A Wolf Walked By

18th Mar 2021

Giant Cedar on Ordubek Yayla © Ian Green

Three weeks ago. It was at breakfast time and we were just clearing up when a movement down the bottom of the land caught my eye… The Wolf was trotting steadily up towards us. In true tour leader style getting everyone on it was paramount and I decided not to go outside for fear of spooking it, so no pictures, or only poor ones through the window. It passed the kitchen by thirty metres. The dogs down in the village knew too for they were giving it some bark. The Wolf didn’t seem too bothered, pausing briefly and looking back towards them.

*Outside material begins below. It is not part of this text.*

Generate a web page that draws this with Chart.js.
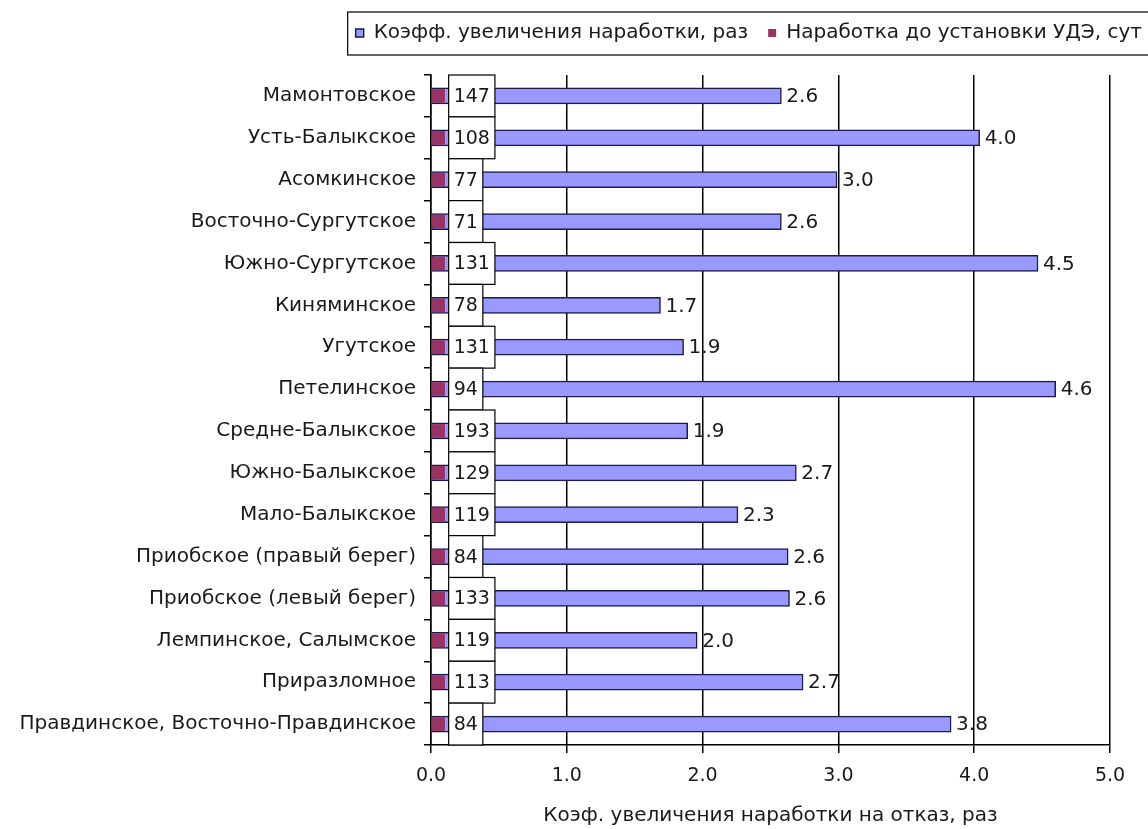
<!DOCTYPE html>
<html>
<head>
<meta charset="utf-8">
<script src="https://cdn.jsdelivr.net/npm/chart.js@4"></script>
<style>
  body { margin: 0; background: #fff; }
</style>
</head>
<body>
<canvas id="chart" width="1148" height="829"></canvas>
<script>
const categories = [
    'Мамонтовское',
    'Усть-Балыкское',
    'Асомкинское',
    'Восточно-Сургутское',
    'Южно-Сургутское',
    'Киняминское',
    'Угутское',
    'Петелинское',
    'Средне-Балыкское',
    'Южно-Балыкское',
    'Мало-Балыкское',
    'Приобское (правый берег)',
    'Приобское (левый берег)',
    'Лемпинское, Салымское',
    'Приразломное',
    'Правдинское, Восточно-Правдинское'
];
const koeff = [2.58, 4.04, 2.99, 2.58, 4.47, 1.69, 1.86, 4.60, 1.89, 2.69, 2.26, 2.63, 2.64, 1.96, 2.74, 3.83];
const narabotka = [147, 108, 77, 71, 131, 78, 131, 94, 193, 129, 119, 84, 133, 119, 113, 84];
const markerLen = [0.1, 0.1, 0.1, 0.1, 0.1, 0.1, 0.1, 0.1, 0.1, 0.1, 0.1, 0.1, 0.1, 0.1, 0.1, 0.1];
const xTicks = [0, 1, 2, 3, 4, 5];

const FONT = '"DejaVu Sans", "Liberation Sans", sans-serif';
const TXT = '#1a1a1a';

// подписи: значения наработки в рамках и коэффициенты у концов полос
const labelsPlugin = {
    id: 'labels',
    afterDatasetsDraw(chart) {
        const ctx = chart.ctx;
        const x = chart.scales.x, y = chart.scales.y;
        const band = y.getPixelForValue(1) - y.getPixelForValue(0);
        ctx.save();
        ctx.textBaseline = 'middle';
        ctx.textAlign = 'left';
        ctx.font = '19px ' + FONT;
        narabotka.forEach((v, i) => {
            const cy = y.getPixelForValue(i);
            const left = x.getPixelForValue(0.13);
            const w = ctx.measureText(String(v)).width + 10;
            ctx.fillStyle = '#fff';
            ctx.fillRect(left, cy - band / 2, w, band);
            ctx.strokeStyle = '#000';
            ctx.lineWidth = 1.2;
            ctx.strokeRect(left, cy - band / 2, w, band);
            ctx.fillStyle = TXT;
            ctx.fillText(String(v), left + 5, cy + 1);
        });
        ctx.font = '20px ' + FONT;
        const meta = chart.getDatasetMeta(0);
        koeff.forEach((v, i) => {
            const bar = meta.data[i];
            ctx.fillStyle = TXT;
            ctx.fillText(v.toFixed(1), bar.x + 5, bar.y + 1);
        });
        ctx.restore();
    },
    afterDraw(chart) {
        const lg = chart.legend;
        if (!lg || !lg.legendHitBoxes.length) return;
        const hb = lg.legendHitBoxes;
        const ctx = chart.ctx;
        ctx.save();
        ctx.strokeStyle = '#000';
        ctx.lineWidth = 1.2;
        ctx.strokeRect(hb[0].left - 8, hb[0].top - 11, chart.width, hb[0].height + 23);
        ctx.restore();
    }
};

new Chart(document.getElementById('chart'), {
    type: 'bar',
    data: {
        labels: categories,
        datasets: [{
            label: 'Коэфф. увеличения наработки, раз',
            data: koeff,
            backgroundColor: '#9999ff',
            borderColor: '#1c1c48',
            borderWidth: 1.5,
            borderSkipped: false,
            barThickness: 16,
            grouped: false,
            order: 1
        }, {
            label: 'Наработка до установки УДЭ, сут',
            data: markerLen,
            backgroundColor: '#993366',
            borderWidth: 0,
            barThickness: 13,
            grouped: false,
            order: 0
        }]
    },
    options: {
        indexAxis: 'y',
        responsive: false,
        animation: false,
        layout: { padding: { top: 3, right: -14, left: 0, bottom: 0 } },
        plugins: {
            tooltip: { enabled: false },
            legend: {
                position: 'top',
                align: 'end',
                weight: 3000,
                labels: {
                    color: TXT,
                    font: { family: FONT, size: 20 },
                    boxWidth: 8,
                    boxHeight: 8,
                    padding: 20,
                    sort: (a, b) => a.datasetIndex - b.datasetIndex
                }
            },
            subtitle: {
                display: true,
                text: '',
                font: { size: 10 },
                padding: { top: 0, bottom: 10 }
            }
        },
        scales: {
            x: {
                min: 0,
                max: 5,
                afterBuildTicks: s => { s.ticks = xTicks.map(v => ({ value: v })); },
                afterFit: s => { s.height = 84; },
                ticks: {
                    color: TXT,
                    font: { family: FONT, size: 19 },
                    padding: 12,
                    callback: v => Number(v).toFixed(1)
                },
                grid: { color: '#000', lineWidth: 1.5, tickLength: 8 },
                border: { color: '#000', width: 1.5 },
                title: {
                    display: true,
                    text: 'Коэф. увеличения наработки на отказ, раз',
                    color: TXT,
                    font: { family: FONT, size: 20 },
                    padding: { top: 4, bottom: 1 }
                }
            },
            y: {
                afterFit: s => { s.width = 431; },
                ticks: {
                    color: TXT,
                    font: { family: FONT, size: 20 },
                    padding: 8,
                    autoSkip: false
                },
                grid: { drawOnChartArea: false, color: '#000', lineWidth: 1.5, tickLength: 7, offset: true },
                border: { color: '#000', width: 1.5 }
            },
            // пустая правая ось: отступ справа от области графика
            yRight: {
                type: 'linear',
                position: 'right',
                afterFit: s => { s.width = 52; },
                ticks: { display: false },
                grid: { display: false },
                border: { display: false }
            }
        }
    },
    plugins: [labelsPlugin]
});
</script>
</body>
</html>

Spring has become even more up and down during the last four weeks. We’ve even had snow around the house. And on others days 20°C. Half and half. The cooler days have really held the flowering up nicely and the season feels pretty normal now. Orchids are already showing their hand. Down in the valley below us Ophrys israelitica was first to show with a little Orchis collina and Ophrys umbilicata. Then Ophrys iricolor. Down at sea level in Kaş the weird Ophrys regis-ferdinandii was doing well at the start of March and we found Ophrys argolica subspecies lucis for the first time. The next month will see the main orchid season.

Our neighbour has just found a large population of Morchella esculenta (Common Morel) growing in her garden, lucky woman! Another prize fungi find recently was the unusual lilac Sarcosphaera coronaria, or Violet Crown-cup.

Up in the mountains it has been all about Crocus. On Assos we’ve seen lovely displays of both Crocus biflorus lyciotauricus and Crocus brickelii. Inland on the Dokuzgöl Dağı Crocus xanthosus has been putting on quite a show with Eranthis hyemalis and mats of Cyclamen alpinum. On the northern end of the Alacadağ we’ve seen Crocus beydaglarensis flowering on marble screes. There’s some nice Arabis about too. Arabis deflexa and Arabis ionocalyx on roadside bluffs, and what I thought was an unusual Aubretia was in fact Arabis aubretioides.

Summer migrants have started to arrive. Earlier in the week a small group of hirundines hawked over the house with Red-rumped Swallows in with the House Martins and Swallows. The first Cretzschmarr’s Bunting arrived. On the coast there’s many more though the snowy weather in the mountains seems to have discouraged them from moving inland – lots of wheatears and wagtails around, and Hoopoes a-plenty.